11. Mr Alqahtani said that a male person who was nearby told him to sit on some seats and that the police would be coming. He said that he was seated at a bus stop waiting for the police for about four or five minutes when the appellant again approached him, and tried to assault him. He said that the appellant was initially swearing in Arabic, but then started begging him not to tell the police. Mr Alqahtani said that male security officers restrained the appellant. Subsequently, paramedics and police attended. The paramedics attended to a wound above his left eye when the police arrived.
12. In cross-examination there was some confusion as to whether Mr Alqahtani knew the appellant by name prior to this incident. The transcript suggests that this was because of difficulties in translation. Mr Alqahtani clarified his position by stating that he had not known the name of the appellant, but he had seen him previously. Mr Alqahtani denied the suggestion that he knew that the appellant’s name was Mohammed, and that he, Mr Alqahtani, had been offended by seeing the appellant drinking alcohol in public. He denied suggestions that he told the appellant that he was a disgrace because he was drinking alcohol. Mr Alqahtani denied the proposition that the appellant had called him “Arab scum”. He said that the appellant had simply been swearing at him. Mr Alqahtani also denied spitting at the appellant a number of times during this conversation. He also denied pushing the appellant. It was suggested to Mr Alqahtani that he had told police that he had pushed the appellant, a proposition which Mr Alqahtani denied.

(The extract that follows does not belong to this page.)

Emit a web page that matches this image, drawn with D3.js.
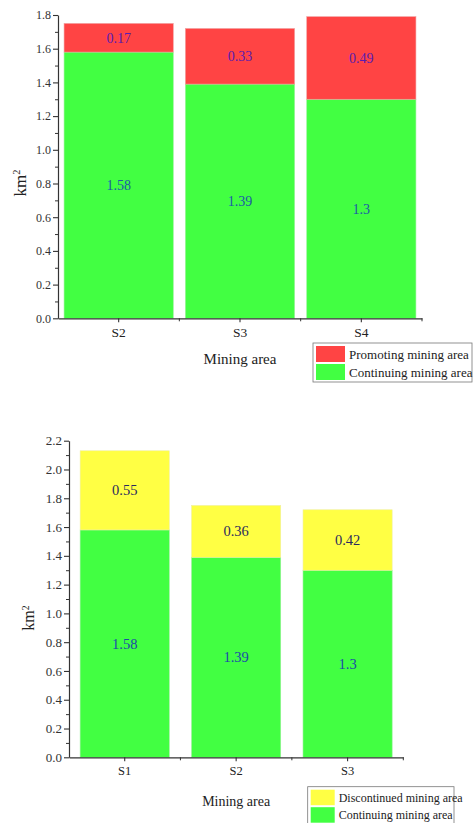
<!DOCTYPE html>
<html><head><meta charset="utf-8">
<script src="https://cdn.jsdelivr.net/npm/d3@7/dist/d3.min.js"></script>
<style>
html,body{margin:0;padding:0;background:#fff;}
svg{display:block;}
svg text{font-family:"Liberation Serif","Times New Roman",serif !important;}
</style></head>
<body>
<svg id="c" width="473" height="823"></svg>
<script>
// ---- data ----
const topCategories = ["S2", "S3", "S4"];
const topContinuing = [1.58, 1.39, 1.3];
const topPromoting = [0.17, 0.33, 0.49];
const topTicks = [0, 0.2, 0.4, 0.6, 0.8, 1.0, 1.2, 1.4, 1.6, 1.8];
const topMinorTicks = [0.1, 0.3, 0.5, 0.7, 0.9, 1.1, 1.3, 1.5, 1.7];

const bottomCategories = ["S1", "S2", "S3"];
const bottomContinuing = [1.58, 1.39, 1.3];
const bottomDiscontinued = [0.55, 0.36, 0.42];
const bottomTicks = [0, 0.2, 0.4, 0.6, 0.8, 1.0, 1.2, 1.4, 1.6, 1.8, 2.0, 2.2];
const bottomMinorTicks = [0.1, 0.3, 0.5, 0.7, 0.9, 1.1, 1.3, 1.5, 1.7, 1.9, 2.1];

const GREEN = "#42ff42", RED = "#ff4444", YELLOW = "#ffff44";
const svg = d3.select("#c");

function drawChart(o) {
  const g = svg.append("g");
  const x = d3.scaleBand().domain(o.cats).range([o.x0, o.x1])
    .paddingInner(o.pIn).paddingOuter(o.pOut);
  const y = d3.scaleLinear().domain([0, o.ymax]).range([o.y0, o.y1]);

  const rows = o.cats.map((c, i) => ({c, base: o.base[i], top: o.top[i]}));
  g.selectAll(".b").data(rows).join("rect")
    .attr("x", d => x(d.c)).attr("width", x.bandwidth())
    .attr("y", d => y(d.base)).attr("height", d => y(0) - y(d.base))
    .attr("fill", GREEN).attr("stroke", "#9af09a").attr("stroke-width", 0.6);
  g.selectAll(".t").data(rows).join("rect")
    .attr("x", d => x(d.c)).attr("width", x.bandwidth())
    .attr("y", d => y(d.base + d.top)).attr("height", d => y(d.base) - y(d.base + d.top))
    .attr("fill", o.topColor).attr("stroke", o.topStroke).attr("stroke-width", 0.6);
  g.selectAll(".lb").data(rows).join("text")
    .attr("x", d => x(d.c) + x.bandwidth() / 2)
    .attr("y", d => (y(0) + y(d.base)) / 2)
    .attr("dy", "0.35em").attr("text-anchor", "middle")
    .attr("font-size", o.valFont).attr("fill", o.baseLabelColor)
    .text(d => String(d.base));
  g.selectAll(".lt").data(rows).join("text")
    .attr("x", d => x(d.c) + x.bandwidth() / 2)
    .attr("y", d => (y(d.base) + y(d.base + d.top)) / 2)
    .attr("dy", "0.35em").attr("text-anchor", "middle")
    .attr("font-size", o.valFont).attr("fill", o.topLabelColor)
    .text(d => String(d.top));

  const ya = g.append("g").attr("transform", `translate(${o.x0},0)`)
    .call(d3.axisLeft(y).tickValues(o.ticks).tickFormat(d3.format(".1f")).tickSize(5).tickSizeOuter(0).tickPadding(2));
  ya.select(".domain").attr("stroke", "#333").attr("stroke-width", 1.2);
  ya.selectAll(".tick line").attr("stroke", "#333").attr("stroke-width", 1.1);
  ya.selectAll(".tick text").attr("font-size", o.tickFont).attr("fill", "#333");
  const ym = g.append("g").attr("transform", `translate(${o.x0},0)`)
    .call(d3.axisLeft(y).tickValues(o.minor).tickFormat("").tickSize(3).tickSizeOuter(0));
  ym.select(".domain").remove();
  ym.selectAll(".tick line").attr("stroke", "#333");

  const xa = g.append("g").attr("transform", `translate(0,${o.y0})`)
    .call(d3.axisBottom(x).tickSize(4).tickSizeOuter(0).tickPadding(5));
  xa.select(".domain").attr("stroke", "#333").attr("stroke-width", 1.2);
  xa.selectAll(".tick line").attr("stroke", "#333").attr("stroke-width", 1.1);
  xa.selectAll(".tick text").attr("font-size", o.xTickFont).attr("fill", "#222");
  const bounds = o.cats.slice(1).map(c => x(c) - x.step() * x.paddingInner() / 2).concat([o.x1]);
  g.selectAll(".bt").data(bounds).join("line")
    .attr("x1", d => d).attr("x2", d => d)
    .attr("y1", o.y0).attr("y2", o.y0 + 3).attr("stroke", "#333");

  g.append("text").attr("x", (o.x0 + o.x1) / 2).attr("y", o.xTitleY)
    .attr("text-anchor", "middle").attr("font-size", o.titleFont).attr("fill", "#222")
    .text("Mining area");
  const yt = g.append("text")
    .attr("transform", `translate(${o.yTitleX},${o.yTitleY}) rotate(-90)`)
    .attr("text-anchor", "middle").attr("font-size", o.yTitleFont).attr("fill", "#222");
  yt.append("tspan").text("km");
  yt.append("tspan").attr("dy", "-0.55em").attr("font-size", o.yTitleFont * 0.6).text("2");

  const L = o.legend;
  g.append("rect").attr("x", L.x).attr("y", L.y).attr("width", L.w).attr("height", L.h)
    .attr("fill", "#fff").attr("stroke", "#777").attr("stroke-width", 0.8);
  L.items.forEach((it, i) => {
    g.append("rect").attr("x", L.x + 3).attr("y", L.y + 3 + i * L.row)
      .attr("width", L.sw).attr("height", L.row - 2).attr("fill", it.color);
    g.append("text").attr("x", L.x + L.sw + 7).attr("y", L.y + 3 + i * L.row + (L.row - 2) / 2)
      .attr("dy", "0.35em").attr("font-size", L.font).attr("fill", "#222").text(it.label);
  });
}

drawChart({
  cats: topCategories, base: topContinuing, top: topPromoting,
  ticks: topTicks, minor: topMinorTicks, ymax: 1.8,
  x0: 58, x1: 422, y0: 318.3, y1: 15, pIn: 0.1, pOut: 0.05,
  topColor: RED, topStroke: "#f0a0a0",
  baseLabelColor: "#1c5aa8", topLabelColor: "#5a1cb0",
  valFont: 14, tickFont: 12, xTickFont: 13.5, titleFont: 15, yTitleFont: 17,
  xTitleY: 364, yTitleX: 26, yTitleY: 183,
  legend: {x: 313, y: 343, w: 159, h: 39, sw: 29, row: 18, font: 13,
    items: [{color: RED, label: "Promoting mining area"}, {color: GREEN, label: "Continuing mining area"}]}
});

drawChart({
  cats: bottomCategories, base: bottomContinuing, top: bottomDiscontinued,
  ticks: bottomTicks, minor: bottomMinorTicks, ymax: 2.2,
  x0: 69, x1: 403.3, y0: 757.3, y1: 440.7, pIn: 0.2, pOut: 0.1,
  topColor: YELLOW, topStroke: "#f0f0a0",
  baseLabelColor: "#1c4aa8", topLabelColor: "#2a2a5e",
  valFont: 14.5, tickFont: 13, xTickFont: 12.5, titleFont: 14, yTitleFont: 16,
  xTitleY: 806, yTitleX: 34, yTitleY: 618,
  legend: {x: 307.7, y: 786.7, w: 146.3, h: 38, sw: 24, row: 17.5, font: 12,
    items: [{color: YELLOW, label: "Discontinued mining area"}, {color: GREEN, label: "Continuing mining area"}]}
});
</script>
</body></html>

13. Mr Alqahtani agreed that he spoke to police on the evening of the assault. He denied a suggestion that he had not told the police that the bottle had smashed when it hit his hand. He also denied that he had not told police that the appellant had attempted to assault him at the bus station after the initial assault.
14. Mr Alqahtani stated, through the interpreter, that his English is “a bit poor”. He was taken to a transcript of an interview with him conducted by police on the evening in question. An interpreter was not available at that time. He stated that he told police not to take a statement from him at that time because his English was not good. He was asked whether the police officer had asked him, “You said he had a wine bottle. What did he do with the wine bottle?” and whether he had replied, “He pushed me in my face”. Mr Alqahtani replied, “I told him that he tried to hit me with the bottle on my head but I defended myself and then he hit the bottle on my eye”.
15. Mr Alqahtani was then questioned about his use of the word ‘pushed’ in the above extract, and he said through the interpreter, “Maybe I used ‘pushed’ because my English language is not very good. He hit me.” It was also suggested to Mr Alqahtani that he had not told police in his initial interview on the evening in question that the bottle had broken. Mr Alqahtani replied, “That’s what I meant. I tried to get the message across to him but I couldn’t”.
16. Mr Alqahtani was then taken to his written police statement, which was apparently prepared some months after this incident. It was suggested to him that he had not said anything in that statement about raising his hand to protect himself from the bottle. He responded, “Yes, but I did mention it. I did say that. It mightn’t be written here but I did say that I raised my hand to defend myself, and it does say in the statement that the bottle hit me in the head and that it smashed on my head and that - - -”. Mr Alqahtani agreed that when he was speaking to police about an hour after the incident his memory was not good. He said that he was in shock, was dizzy and he was new to this country.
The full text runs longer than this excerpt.